To do this, instead of directly connecting containers you insert ambassador containers.

Figure 58 : ambassador

Interacting with ambassadors

  • The web container uses normal Docker networking to connect to the ambassador.

  • The database container also talks with an ambassador.

  • For both containers, the ambassador is totally transparent.
    (There is no difference between normal operation and operation with an ambassador.)

  • If the database container is moved (or a failover happens), its new location will be tracked by the ambassador containers, and the web application container will still be able to connect, without reconfiguration.

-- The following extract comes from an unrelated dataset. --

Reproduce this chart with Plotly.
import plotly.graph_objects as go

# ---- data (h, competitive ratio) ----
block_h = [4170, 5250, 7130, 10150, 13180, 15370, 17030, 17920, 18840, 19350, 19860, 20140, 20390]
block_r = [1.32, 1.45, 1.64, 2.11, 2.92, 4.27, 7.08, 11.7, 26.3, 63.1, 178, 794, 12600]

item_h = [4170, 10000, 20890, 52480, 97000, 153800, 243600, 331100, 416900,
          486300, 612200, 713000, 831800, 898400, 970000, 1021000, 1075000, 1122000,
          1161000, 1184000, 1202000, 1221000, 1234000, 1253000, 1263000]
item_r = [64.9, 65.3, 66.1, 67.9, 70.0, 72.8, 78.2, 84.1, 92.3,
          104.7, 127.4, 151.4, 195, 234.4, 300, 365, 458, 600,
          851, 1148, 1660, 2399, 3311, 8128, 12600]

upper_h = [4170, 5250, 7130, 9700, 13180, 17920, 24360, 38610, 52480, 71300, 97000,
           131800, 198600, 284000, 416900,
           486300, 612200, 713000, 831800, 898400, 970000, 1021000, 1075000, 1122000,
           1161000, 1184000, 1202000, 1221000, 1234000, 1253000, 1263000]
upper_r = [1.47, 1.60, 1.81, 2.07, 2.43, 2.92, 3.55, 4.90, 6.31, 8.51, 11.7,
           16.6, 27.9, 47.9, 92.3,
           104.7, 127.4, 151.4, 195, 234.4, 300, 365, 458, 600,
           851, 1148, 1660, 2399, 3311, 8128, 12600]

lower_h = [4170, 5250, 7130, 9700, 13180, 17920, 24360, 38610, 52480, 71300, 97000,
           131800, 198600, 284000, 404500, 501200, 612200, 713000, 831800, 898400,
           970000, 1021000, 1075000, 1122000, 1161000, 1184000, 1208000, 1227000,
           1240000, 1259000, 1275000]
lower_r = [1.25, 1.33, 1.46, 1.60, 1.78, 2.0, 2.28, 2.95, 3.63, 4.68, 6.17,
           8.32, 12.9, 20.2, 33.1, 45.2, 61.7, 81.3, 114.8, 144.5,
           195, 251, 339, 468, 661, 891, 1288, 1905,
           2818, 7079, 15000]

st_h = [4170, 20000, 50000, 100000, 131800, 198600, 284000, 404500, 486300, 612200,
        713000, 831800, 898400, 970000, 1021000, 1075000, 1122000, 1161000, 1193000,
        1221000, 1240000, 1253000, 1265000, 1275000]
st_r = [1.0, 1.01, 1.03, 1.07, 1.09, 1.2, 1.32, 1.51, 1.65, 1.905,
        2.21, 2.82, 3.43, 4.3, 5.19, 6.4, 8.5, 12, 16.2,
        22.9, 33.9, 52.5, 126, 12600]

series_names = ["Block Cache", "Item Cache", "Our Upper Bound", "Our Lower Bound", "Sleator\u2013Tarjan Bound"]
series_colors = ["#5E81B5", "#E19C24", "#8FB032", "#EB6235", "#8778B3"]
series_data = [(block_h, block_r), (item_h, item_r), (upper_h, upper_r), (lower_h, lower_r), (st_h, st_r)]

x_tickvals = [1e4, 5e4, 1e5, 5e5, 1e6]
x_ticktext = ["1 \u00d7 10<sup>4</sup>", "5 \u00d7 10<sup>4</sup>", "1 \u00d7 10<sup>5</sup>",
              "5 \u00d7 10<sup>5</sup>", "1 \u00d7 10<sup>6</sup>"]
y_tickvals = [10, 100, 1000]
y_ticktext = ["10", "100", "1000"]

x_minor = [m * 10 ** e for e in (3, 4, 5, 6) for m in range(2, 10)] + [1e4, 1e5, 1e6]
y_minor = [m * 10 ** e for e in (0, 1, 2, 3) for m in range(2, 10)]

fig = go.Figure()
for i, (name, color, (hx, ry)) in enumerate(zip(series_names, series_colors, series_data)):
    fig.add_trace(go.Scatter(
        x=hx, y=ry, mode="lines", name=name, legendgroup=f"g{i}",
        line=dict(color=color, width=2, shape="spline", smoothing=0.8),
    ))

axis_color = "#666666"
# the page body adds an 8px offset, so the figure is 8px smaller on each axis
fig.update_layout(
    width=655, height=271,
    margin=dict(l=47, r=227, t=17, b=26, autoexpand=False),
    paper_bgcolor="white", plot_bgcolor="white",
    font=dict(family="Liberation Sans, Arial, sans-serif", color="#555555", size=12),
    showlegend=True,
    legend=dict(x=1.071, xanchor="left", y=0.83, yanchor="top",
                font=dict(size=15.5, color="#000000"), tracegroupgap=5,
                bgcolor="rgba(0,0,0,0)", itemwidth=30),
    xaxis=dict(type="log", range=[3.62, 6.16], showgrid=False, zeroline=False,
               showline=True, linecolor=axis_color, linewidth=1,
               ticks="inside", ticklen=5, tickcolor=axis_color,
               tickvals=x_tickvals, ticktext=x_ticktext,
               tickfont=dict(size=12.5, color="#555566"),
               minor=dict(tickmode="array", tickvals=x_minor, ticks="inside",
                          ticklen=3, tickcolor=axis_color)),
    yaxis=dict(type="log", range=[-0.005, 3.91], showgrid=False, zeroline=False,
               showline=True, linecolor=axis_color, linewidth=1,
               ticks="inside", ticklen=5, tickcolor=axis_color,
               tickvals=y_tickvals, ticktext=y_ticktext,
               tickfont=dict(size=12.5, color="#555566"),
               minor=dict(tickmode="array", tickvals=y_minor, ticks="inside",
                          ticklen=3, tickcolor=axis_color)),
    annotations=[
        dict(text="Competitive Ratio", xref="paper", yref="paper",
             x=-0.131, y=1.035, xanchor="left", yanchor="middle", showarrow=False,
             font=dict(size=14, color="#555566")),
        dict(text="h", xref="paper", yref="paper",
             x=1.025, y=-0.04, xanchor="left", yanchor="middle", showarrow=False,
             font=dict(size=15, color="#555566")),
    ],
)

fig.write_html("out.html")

Ambassadors for simple service discovery

Use case:

  • my application code connects to redis on the default port (6379),
  • my Redis service runs on another machine, on a non-default port (e.g. 12345),
  • I want to use an ambassador to let my application connect without modification.

The ambassador will be:

  • a container running right next to my application,
  • using the name redis (or linked as redis),
  • listening on port 6379,
  • forwarding connections to the actual Redis service.

Ambassadors for service migration

Use case:

  • my application code still connects to redis,
  • my Redis service runs somewhere else,
  • my Redis service is moved to a different host+port,
  • the location of the Redis service is given to me via e.g. DNS SRV records,
  • I want to use an ambassador to automatically connect to the new location, with as little disruption as possible.

The ambassador will be:

  • the same kind of container as before,
  • running an additional routine to monitor DNS SRV records,
  • updating the forwarding destination when the DNS SRV records are updated.

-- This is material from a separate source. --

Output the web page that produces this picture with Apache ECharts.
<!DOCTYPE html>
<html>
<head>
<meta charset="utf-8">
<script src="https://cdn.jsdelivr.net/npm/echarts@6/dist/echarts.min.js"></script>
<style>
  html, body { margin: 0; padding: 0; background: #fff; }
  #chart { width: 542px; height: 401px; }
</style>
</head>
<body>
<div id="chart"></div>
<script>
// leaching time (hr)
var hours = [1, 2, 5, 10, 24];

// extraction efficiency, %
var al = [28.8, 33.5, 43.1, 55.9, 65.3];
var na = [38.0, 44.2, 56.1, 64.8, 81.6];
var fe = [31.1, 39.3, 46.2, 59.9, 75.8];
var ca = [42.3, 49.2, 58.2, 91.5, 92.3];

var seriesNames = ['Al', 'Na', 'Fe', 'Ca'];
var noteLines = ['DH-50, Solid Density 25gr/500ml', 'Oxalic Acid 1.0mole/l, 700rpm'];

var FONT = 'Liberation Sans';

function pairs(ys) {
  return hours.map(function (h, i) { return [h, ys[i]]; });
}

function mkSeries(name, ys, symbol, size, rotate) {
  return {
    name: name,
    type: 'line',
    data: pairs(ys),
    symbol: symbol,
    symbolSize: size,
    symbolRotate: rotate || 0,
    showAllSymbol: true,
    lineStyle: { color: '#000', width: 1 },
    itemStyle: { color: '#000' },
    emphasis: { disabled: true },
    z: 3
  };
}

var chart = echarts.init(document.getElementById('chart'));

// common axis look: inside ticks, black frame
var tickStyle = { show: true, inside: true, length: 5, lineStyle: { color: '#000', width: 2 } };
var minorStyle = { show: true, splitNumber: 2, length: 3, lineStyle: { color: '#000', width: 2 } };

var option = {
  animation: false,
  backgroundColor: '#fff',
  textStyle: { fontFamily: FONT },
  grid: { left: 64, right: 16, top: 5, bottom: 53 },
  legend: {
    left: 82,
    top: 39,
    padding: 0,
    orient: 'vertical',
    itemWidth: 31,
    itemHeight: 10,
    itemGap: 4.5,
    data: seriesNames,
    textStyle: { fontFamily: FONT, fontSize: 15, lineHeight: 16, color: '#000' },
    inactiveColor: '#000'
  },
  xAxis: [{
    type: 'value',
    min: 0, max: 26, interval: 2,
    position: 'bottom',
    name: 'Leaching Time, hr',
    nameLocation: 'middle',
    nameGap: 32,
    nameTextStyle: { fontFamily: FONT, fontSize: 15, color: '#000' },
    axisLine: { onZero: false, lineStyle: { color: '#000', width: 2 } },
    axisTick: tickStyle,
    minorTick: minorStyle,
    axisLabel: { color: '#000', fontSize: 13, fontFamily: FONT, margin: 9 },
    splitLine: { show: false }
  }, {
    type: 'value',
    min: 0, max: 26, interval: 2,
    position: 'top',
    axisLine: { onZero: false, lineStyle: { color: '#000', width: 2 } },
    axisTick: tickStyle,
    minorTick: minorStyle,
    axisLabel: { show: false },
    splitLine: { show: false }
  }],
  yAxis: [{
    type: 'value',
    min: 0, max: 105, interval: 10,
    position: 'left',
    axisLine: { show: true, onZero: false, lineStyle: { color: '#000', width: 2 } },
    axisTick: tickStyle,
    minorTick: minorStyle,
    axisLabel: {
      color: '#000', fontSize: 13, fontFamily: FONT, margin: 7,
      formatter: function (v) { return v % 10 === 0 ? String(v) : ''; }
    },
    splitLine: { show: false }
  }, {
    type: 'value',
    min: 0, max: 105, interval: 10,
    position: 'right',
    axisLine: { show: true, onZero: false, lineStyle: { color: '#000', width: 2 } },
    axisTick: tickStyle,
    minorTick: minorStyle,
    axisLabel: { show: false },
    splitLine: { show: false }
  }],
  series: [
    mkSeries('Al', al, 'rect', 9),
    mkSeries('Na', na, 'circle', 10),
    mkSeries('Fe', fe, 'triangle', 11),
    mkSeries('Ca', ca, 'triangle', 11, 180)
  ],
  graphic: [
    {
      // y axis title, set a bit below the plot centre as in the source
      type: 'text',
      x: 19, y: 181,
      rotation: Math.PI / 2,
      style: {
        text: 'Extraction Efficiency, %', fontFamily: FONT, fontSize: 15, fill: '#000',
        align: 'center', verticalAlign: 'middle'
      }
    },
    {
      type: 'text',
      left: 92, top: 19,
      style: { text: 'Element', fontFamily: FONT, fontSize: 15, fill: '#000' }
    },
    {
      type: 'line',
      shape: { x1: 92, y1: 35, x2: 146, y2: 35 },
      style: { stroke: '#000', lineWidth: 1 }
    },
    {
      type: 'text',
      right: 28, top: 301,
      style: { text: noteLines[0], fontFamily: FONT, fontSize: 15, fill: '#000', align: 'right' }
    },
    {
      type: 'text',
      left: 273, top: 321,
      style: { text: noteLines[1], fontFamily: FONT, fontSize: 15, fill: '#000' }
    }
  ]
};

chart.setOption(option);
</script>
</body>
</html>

Ambassadors for credentials injection

Use case:

  • my application code still connects to redis,
  • my application code doesn't provide Redis credentials,
  • my production Redis service requires credentials,
  • my staging Redis service requires different credentials,
  • I want to use an ambassador to abstract those credentials.

The ambassador will be:

  • a container using the name redis (or a link),
  • passed the credentials to use,
  • running a custom proxy that accepts connections on Redis default port,
  • performing authentication with the target Redis service before forwarding traffic.

Ambassadors for load balancing

Use case:

  • my application code connects to a web service called api,
  • I want to run multiple instances of the api backend,
  • those instances will be on different machines and ports,
  • I want to use an ambassador to abstract those details.

The ambassador will be:

  • a container using the name api (or a link),
  • passed the list of backends to use (statically or dynamically),
  • running a load balancer (e.g. HAProxy or NGINX),
  • dispatching requests across all backends transparently.

"Ambassador" is a pattern

There are many ways to implement the pattern.

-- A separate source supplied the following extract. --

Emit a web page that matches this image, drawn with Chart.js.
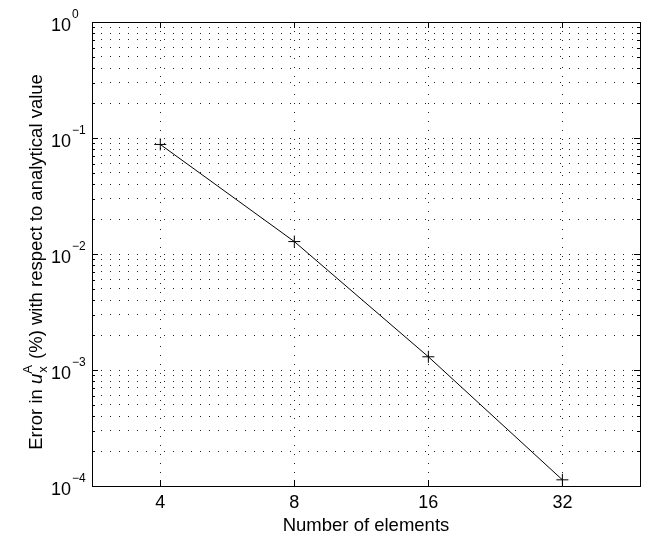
<!DOCTYPE html>
<html>
<head>
<meta charset="utf-8">
<script src="https://cdn.jsdelivr.net/npm/chart.js@4.4.1/dist/chart.umd.min.js"></script>
<style>
  html, body { margin: 0; padding: 0; background: #fff; }
  #wrap { width: 647px; height: 537px; position: relative; }
</style>
</head>
<body>
<div id="wrap"><canvas id="convChart"></canvas></div>
<script>
// Convergence of the error versus mesh refinement
const nElements = [4, 8, 16, 32];
const errorPct = [0.088, 0.0128, 0.0013, 0.000113];
const xTickValues = [4, 8, 16, 32];
const yDecades = [0, -1, -2, -3, -4];

const FONT = '"Liberation Sans", Arial, Helvetica, sans-serif';

// ticks for every 1..9 x 10^n on the log axis
function logTicks(minExp, maxExp) {
    const out = [];
    for (let e = minExp; e < maxExp; e++) {
        for (let k = 1; k <= 9; k++) out.push({ value: k * Math.pow(10, e) });
    }
    out.push({ value: Math.pow(10, maxExp) });
    return out;
}

// box, inward tick marks, 10^n labels and the y title with sub/superscripts
const matlabAxes = {
    id: 'matlabAxes',
    afterDraw(chart) {
        const ctx = chart.ctx;
        const a = chart.chartArea;
        const xs = chart.scales.x;
        const ys = chart.scales.y;
        ctx.save();
        ctx.strokeStyle = '#000';
        ctx.lineWidth = 1;
        ctx.strokeRect(Math.round(a.left) + 0.5, Math.round(a.top) + 0.5,
            Math.round(a.right - a.left), Math.round(a.bottom - a.top));

        ctx.beginPath();
        xTickValues.forEach(v => {
            const px = Math.round(xs.getPixelForValue(v)) + 0.5;
            ctx.moveTo(px, a.bottom); ctx.lineTo(px, a.bottom - 6);
            ctx.moveTo(px, a.top); ctx.lineTo(px, a.top + 6);
        });
        ys.ticks.forEach(t => {
            const py = Math.round(ys.getPixelForValue(t.value)) + 0.5;
            const major = Math.abs(Math.log10(t.value) - Math.round(Math.log10(t.value))) < 1e-9;
            const len = major ? 6 : 3;
            ctx.moveTo(a.left, py); ctx.lineTo(a.left + len, py);
            ctx.moveTo(a.right, py); ctx.lineTo(a.right - len, py);
        });
        ctx.stroke();

        // y tick labels: 10 with raised exponent
        ctx.fillStyle = '#000';
        ctx.textBaseline = 'alphabetic';
        yDecades.forEach(e => {
            const py = ys.getPixelForValue(Math.pow(10, e));
            ctx.font = '18px ' + FONT;
            ctx.textAlign = 'right';
            ctx.fillText('10', 71, py + 8.5);
            ctx.font = '12px ' + FONT;
            ctx.textAlign = 'left';
            ctx.fillText(e === 0 ? '0' : '\u2212' + Math.abs(e), 72, py - 4);
        });

        // rotated y title
        const parts = [
            { t: 'Error in ', f: '18.5px ' + FONT },
            { t: 'u', f: 'italic 18.5px ' + FONT },
            { sup: 'A', sub: 'x', f: '13px ' + FONT },
            { t: ' (%) with respect to analytical value', f: '18.5px ' + FONT }
        ];
        let total = 0;
        parts.forEach(p => {
            ctx.font = p.f;
            p.w = p.t !== undefined ? ctx.measureText(p.t).width
                : Math.max(ctx.measureText(p.sup).width, ctx.measureText(p.sub).width) + 1;
            total += p.w;
        });
        const cy = (a.top + a.bottom) / 2 + 8;
        ctx.translate(42, cy);
        ctx.rotate(-Math.PI / 2);
        ctx.textAlign = 'left';
        let x = -total / 2;
        parts.forEach(p => {
            ctx.font = p.f;
            if (p.t !== undefined) {
                ctx.fillText(p.t, x, 0);
            } else {
                ctx.fillText(p.sup, x, -10);
                ctx.fillText(p.sub, x + 1, 5);
            }
            x += p.w;
        });
        ctx.restore();
    }
};

const ctx = document.getElementById('convChart').getContext('2d');
new Chart(ctx, {
    type: 'line',
    data: {
        labels: nElements,
        datasets: [{
            data: nElements.map((n, i) => ({ x: n, y: errorPct[i] })),
            borderColor: '#000',
            borderWidth: 1,
            pointStyle: 'cross',
            pointRadius: 6,
            pointBorderWidth: 1,
            pointBorderColor: '#000',
            fill: false,
            tension: 0
        }]
    },
    options: {
        responsive: true,
        maintainAspectRatio: false,
        animation: false,
        devicePixelRatio: 1,
        layout: { padding: { left: 0, right: 3, top: 22, bottom: 0 } },
        plugins: {
            legend: { display: false },
            tooltip: { enabled: false }
        },
        scales: {
            x: {
                type: 'logarithmic',
                min: 2.81,
                max: 47.8,
                afterBuildTicks: s => { s.ticks = xTickValues.map(v => ({ value: v })); },
                afterFit: s => { s.height = 51; },
                ticks: {
                    color: '#000',
                    font: { family: FONT, size: 18 },
                    padding: 6,
                    maxRotation: 0,
                    autoSkip: false,
                    callback: v => String(v)
                },
                grid: { color: '#222', lineWidth: 1, drawTicks: false },
                border: { display: false, dash: [1, 8] },
                title: {
                    display: true,
                    text: 'Number of elements',
                    color: '#000',
                    font: { family: FONT, size: 18.5 },
                    padding: { top: 1, bottom: 0 }
                }
            },
            y: {
                type: 'logarithmic',
                min: 1e-4,
                max: 1,
                afterBuildTicks: s => { s.ticks = logTicks(-4, 0); },
                afterFit: s => { s.width = 92; },
                ticks: { display: false },
                grid: { color: '#222', lineWidth: 1, drawTicks: false },
                border: { display: false, dash: [1, 8] }
            }
        }
    },
    plugins: [matlabAxes]
});
</script>
</body>
</html>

Different deployments will use different underlying technologies.

  • On-premise deployments with a trusted network can track container locations in e.g. Zookeeper, and generate HAproxy configurations each time a location key changes.
  • Public cloud deployments or deployments across unsafe networks can add TLS encryption.
  • Ad-hoc deployments can use a master-less discovery protocol like avahi to register and discover services.
  • It is also possible to do one-shot reconfiguration of the ambassadors. It is slightly less dynamic but has much less requirements.
  • Ambassadors can be used in addition to, or instead of, overlay networks.

Section summary

We've learned how to:

  • Understand the ambassador pattern and what it is used for (service portability).